===== Available data

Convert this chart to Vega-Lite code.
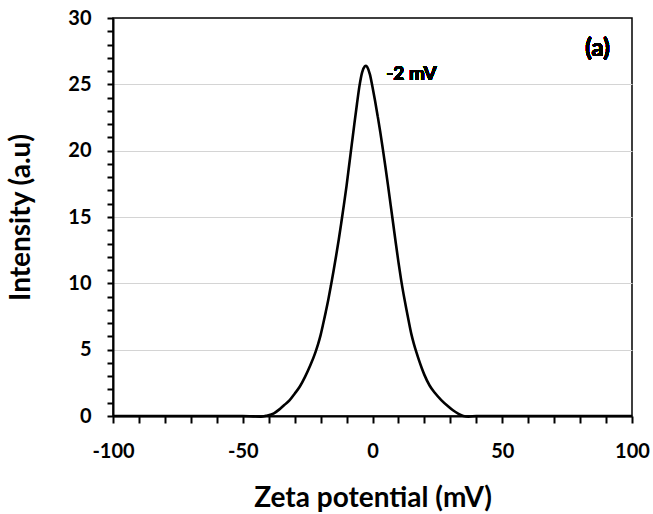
{
  "$schema": "https://vega.github.io/schema/vega-lite/v6.json",
  "width": 519,
  "height": 398,
  "autosize": {"type": "none"},
  "padding": {"left": 113, "top": 18, "right": 21, "bottom": 98},
  "background": "white",
  "config": {
    "view": {"stroke": "black", "strokeWidth": 1.5},
    "font": "Lato",
    "axis": {
      "domainColor": "black",
      "domainWidth": 2,
      "tickColor": "black",
      "tickWidth": 2,
      "labelFont": "Lato",
      "labelFontWeight": "bold",
      "labelFontSize": 20,
      "labelColor": "black",
      "titleFont": "Lato",
      "titleFontWeight": "bold",
      "titleFontSize": 28,
      "titleColor": "black",
      "gridColor": "#d4d4d4",
      "gridWidth": 1.2
    }
  },
  "data": {
    "values": [
      {"zeta": -100, "intensity": 0},
      {"zeta": -80, "intensity": 0},
      {"zeta": -60, "intensity": 0},
      {"zeta": -50, "intensity": 0},
      {"zeta": -46, "intensity": -0.03},
      {"zeta": -43, "intensity": -0.05},
      {"zeta": -41, "intensity": 0.02},
      {"zeta": -38, "intensity": 0.2},
      {"zeta": -36, "intensity": 0.48},
      {"zeta": -34, "intensity": 0.83},
      {"zeta": -32, "intensity": 1.17},
      {"zeta": -30, "intensity": 1.68},
      {"zeta": -28, "intensity": 2.22},
      {"zeta": -26, "intensity": 2.95},
      {"zeta": -24, "intensity": 3.8},
      {"zeta": -22, "intensity": 4.8},
      {"zeta": -21, "intensity": 5.4},
      {"zeta": -20, "intensity": 6.1},
      {"zeta": -19, "intensity": 6.95},
      {"zeta": -18, "intensity": 7.85},
      {"zeta": -17, "intensity": 8.8},
      {"zeta": -16, "intensity": 9.85},
      {"zeta": -15, "intensity": 10.95},
      {"zeta": -14, "intensity": 12.1},
      {"zeta": -13, "intensity": 13.3},
      {"zeta": -12, "intensity": 14.6},
      {"zeta": -11, "intensity": 15.95},
      {"zeta": -10, "intensity": 17.35},
      {"zeta": -9, "intensity": 18.9},
      {"zeta": -8, "intensity": 20.45},
      {"zeta": -7, "intensity": 22.0},
      {"zeta": -6, "intensity": 23.5},
      {"zeta": -5, "intensity": 24.9},
      {"zeta": -4, "intensity": 25.9},
      {"zeta": -3, "intensity": 26.35},
      {"zeta": -2.5, "intensity": 26.4},
      {"zeta": -2, "intensity": 26.3},
      {"zeta": -1, "intensity": 25.75},
      {"zeta": 0, "intensity": 24.8},
      {"zeta": 1, "intensity": 23.75},
      {"zeta": 2, "intensity": 22.6},
      {"zeta": 3, "intensity": 21.4},
      {"zeta": 4, "intensity": 20.1},
      {"zeta": 5, "intensity": 18.75},
      {"zeta": 6, "intensity": 17.35},
      {"zeta": 7, "intensity": 15.9},
      {"zeta": 8, "intensity": 14.45},
      {"zeta": 9, "intensity": 13.0},
      {"zeta": 10, "intensity": 11.6},
      {"zeta": 11, "intensity": 10.3},
      {"zeta": 12, "intensity": 9.15},
      {"zeta": 13, "intensity": 8.1},
      {"zeta": 14, "intensity": 7.1},
      {"zeta": 15, "intensity": 6.15},
      {"zeta": 16, "intensity": 5.4},
      {"zeta": 17, "intensity": 4.75},
      {"zeta": 18, "intensity": 4.15},
      {"zeta": 19, "intensity": 3.6},
      {"zeta": 20, "intensity": 3.1},
      {"zeta": 22, "intensity": 2.3},
      {"zeta": 24, "intensity": 1.75},
      {"zeta": 26.5, "intensity": 1.2},
      {"zeta": 29, "intensity": 0.75},
      {"zeta": 31, "intensity": 0.43},
      {"zeta": 33, "intensity": 0.18},
      {"zeta": 35, "intensity": 0.0},
      {"zeta": 37, "intensity": -0.05},
      {"zeta": 40, "intensity": 0},
      {"zeta": 50, "intensity": 0},
      {"zeta": 70, "intensity": 0},
      {"zeta": 100, "intensity": 0}
    ]
  },
  "layer": [
    {
      "mark": {"type": "line", "color": "black", "strokeWidth": 2.6, "interpolate": "monotone", "clip": false},
      "encoding": {
        "x": {
          "field": "zeta",
          "type": "quantitative",
          "scale": {"domain": [-100, 100], "nice": false},
          "axis": {
            "title": "Zeta potential (mV)",
            "values": [-100, -90, -80, -70, -60, -50, -40, -30, -20, -10, 0, 10, 20, 30, 40, 50, 60, 70, 80, 90, 100],
            "tickCount": 200,
            "labelExpr": "datum.value % 50 === 0 ? toString(datum.value) : ''",
            "tickSize": 7,
            "labelPadding": 18,
            "titlePadding": 23,
            "grid": false,
            "labelFlush": false,
            "labelOverlap": false
          }
        },
        "y": {
          "field": "intensity",
          "type": "quantitative",
          "scale": {"domain": [0, 30], "nice": false},
          "axis": {
            "title": "Intensity (a.u)",
            "values": [0, 1, 2, 3, 4, 5, 6, 7, 8, 9, 10, 11, 12, 13, 14, 15, 16, 17, 18, 19, 20, 21, 22, 23, 24, 25, 26, 27, 28, 29, 30],
            "tickCount": 200,
            "labelExpr": "datum.value % 5 === 0 ? toString(datum.value) : ''",
            "tickSize": 6,
            "labelPadding": 16,
            "titlePadding": 32,
            "grid": true,
            "gridOpacity": {"condition": {"test": "datum.value % 5 === 0 && datum.value > 0 && datum.value < 30", "value": 1}, "value": 0},
            "labelFlush": false,
            "labelOverlap": false
          }
        }
      }
    },
    {
      "mark": {"type": "text", "text": "-2 mV", "font": "Lato", "fontWeight": "bold", "fontSize": 19, "align": "left", "baseline": "middle", "color": "black"},
      "encoding": {
        "x": {"datum": 5.3},
        "y": {"datum": 25.8}
      }
    },
    {
      "mark": {"type": "text", "text": "(a)", "font": "Lato", "fontWeight": "bold", "fontSize": 24, "align": "center", "baseline": "middle", "color": "black"},
      "encoding": {
        "x": {"datum": 86.7},
        "y": {"datum": 27.7}
      }
    }
  ]
}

==========

Your task> The data above should be repeated exactly, minus any pictures.

Worked answer>
Convert this chart to Vega-Lite code.
{
  "$schema": "https://vega.github.io/schema/vega-lite/v6.json",
  "width": 519,
  "height": 398,
  "autosize": {"type": "none"},
  "padding": {"left": 113, "top": 18, "right": 21, "bottom": 98},
  "background": "white",
  "config": {
    "view": {"stroke": "black", "strokeWidth": 1.5},
    "font": "Lato",
    "axis": {
      "domainColor": "black",
      "domainWidth": 2,
      "tickColor": "black",
      "tickWidth": 2,
      "labelFont": "Lato",
      "labelFontWeight": "bold",
      "labelFontSize": 20,
      "labelColor": "black",
      "titleFont": "Lato",
      "titleFontWeight": "bold",
      "titleFontSize": 28,
      "titleColor": "black",
      "gridColor": "#d4d4d4",
      "gridWidth": 1.2
    }
  },
  "data": {
    "values": [
      {"zeta": -100, "intensity": 0},
      {"zeta": -80, "intensity": 0},
      {"zeta": -60, "intensity": 0},
      {"zeta": -50, "intensity": 0},
      {"zeta": -46, "intensity": -0.03},
      {"zeta": -43, "intensity": -0.05},
      {"zeta": -41, "intensity": 0.02},
      {"zeta": -38, "intensity": 0.2},
      {"zeta": -36, "intensity": 0.48},
      {"zeta": -34, "intensity": 0.83},
      {"zeta": -32, "intensity": 1.17},
      {"zeta": -30, "intensity": 1.68},
      {"zeta": -28, "intensity": 2.22},
      {"zeta": -26, "intensity": 2.95},
      {"zeta": -24, "intensity": 3.8},
      {"zeta": -22, "intensity": 4.8},
      {"zeta": -21, "intensity": 5.4},
      {"zeta": -20, "intensity": 6.1},
      {"zeta": -19, "intensity": 6.95},
      {"zeta": -18, "intensity": 7.85},
      {"zeta": -17, "intensity": 8.8},
      {"zeta": -16, "intensity": 9.85},
      {"zeta": -15, "intensity": 10.95},
      {"zeta": -14, "intensity": 12.1},
      {"zeta": -13, "intensity": 13.3},
      {"zeta": -12, "intensity": 14.6},
      {"zeta": -11, "intensity": 15.95},
      {"zeta": -10, "intensity": 17.35},
      {"zeta": -9, "intensity": 18.9},
      {"zeta": -8, "intensity": 20.45},
      {"zeta": -7, "intensity": 22.0},
      {"zeta": -6, "intensity": 23.5},
      {"zeta": -5, "intensity": 24.9},
      {"zeta": -4, "intensity": 25.9},
      {"zeta": -3, "intensity": 26.35},
      {"zeta": -2.5, "intensity": 26.4},
      {"zeta": -2, "intensity": 26.3},
      {"zeta": -1, "intensity": 25.75},
      {"zeta": 0, "intensity": 24.8},
      {"zeta": 1, "intensity": 23.75},
      {"zeta": 2, "intensity": 22.6},
      {"zeta": 3, "intensity": 21.4},
      {"zeta": 4, "intensity": 20.1},
      {"zeta": 5, "intensity": 18.75},
      {"zeta": 6, "intensity": 17.35},
      {"zeta": 7, "intensity": 15.9},
      {"zeta": 8, "intensity": 14.45},
      {"zeta": 9, "intensity": 13.0},
      {"zeta": 10, "intensity": 11.6},
      {"zeta": 11, "intensity": 10.3},
      {"zeta": 12, "intensity": 9.15},
      {"zeta": 13, "intensity": 8.1},
      {"zeta": 14, "intensity": 7.1},
      {"zeta": 15, "intensity": 6.15},
      {"zeta": 16, "intensity": 5.4},
      {"zeta": 17, "intensity": 4.75},
      {"zeta": 18, "intensity": 4.15},
      {"zeta": 19, "intensity": 3.6},
      {"zeta": 20, "intensity": 3.1},
      {"zeta": 22, "intensity": 2.3},
      {"zeta": 24, "intensity": 1.75},
      {"zeta": 26.5, "intensity": 1.2},
      {"zeta": 29, "intensity": 0.75},
      {"zeta": 31, "intensity": 0.43},
      {"zeta": 33, "intensity": 0.18},
      {"zeta": 35, "intensity": 0.0},
      {"zeta": 37, "intensity": -0.05},
      {"zeta": 40, "intensity": 0},
      {"zeta": 50, "intensity": 0},
      {"zeta": 70, "intensity": 0},
      {"zeta": 100, "intensity": 0}
    ]
  },
  "layer": [
    {
      "mark": {"type": "line", "color": "black", "strokeWidth": 2.6, "interpolate": "monotone", "clip": false},
      "encoding": {
        "x": {
          "field": "zeta",
          "type": "quantitative",
          "scale": {"domain": [-100, 100], "nice": false},
          "axis": {
            "title": "Zeta potential (mV)",
            "values": [-100, -90, -80, -70, -60, -50, -40, -30, -20, -10, 0, 10, 20, 30, 40, 50, 60, 70, 80, 90, 100],
            "tickCount": 200,
            "labelExpr": "datum.value % 50 === 0 ? toString(datum.value) : ''",
            "tickSize": 7,
            "labelPadding": 18,
            "titlePadding": 23,
            "grid": false,
            "labelFlush": false,
            "labelOverlap": false
          }
        },
        "y": {
          "field": "intensity",
          "type": "quantitative",
          "scale": {"domain": [0, 30], "nice": false},
          "axis": {
            "title": "Intensity (a.u)",
            "values": [0, 1, 2, 3, 4, 5, 6, 7, 8, 9, 10, 11, 12, 13, 14, 15, 16, 17, 18, 19, 20, 21, 22, 23, 24, 25, 26, 27, 28, 29, 30],
            "tickCount": 200,
            "labelExpr": "datum.value % 5 === 0 ? toString(datum.value) : ''",
            "tickSize": 6,
            "labelPadding": 16,
            "titlePadding": 32,
            "grid": true,
            "gridOpacity": {"condition": {"test": "datum.value % 5 === 0 && datum.value > 0 && datum.value < 30", "value": 1}, "value": 0},
            "labelFlush": false,
            "labelOverlap": false
          }
        }
      }
    },
    {
      "mark": {"type": "text", "text": "-2 mV", "font": "Lato", "fontWeight": "bold", "fontSize": 19, "align": "left", "baseline": "middle", "color": "black"},
      "encoding": {
        "x": {"datum": 5.3},
        "y": {"datum": 25.8}
      }
    },
    {
      "mark": {"type": "text", "text": "(a)", "font": "Lato", "fontWeight": "bold", "fontSize": 24, "align": "center", "baseline": "middle", "color": "black"},
      "encoding": {
        "x": {"datum": 86.7},
        "y": {"datum": 27.7}
      }
    }
  ]
}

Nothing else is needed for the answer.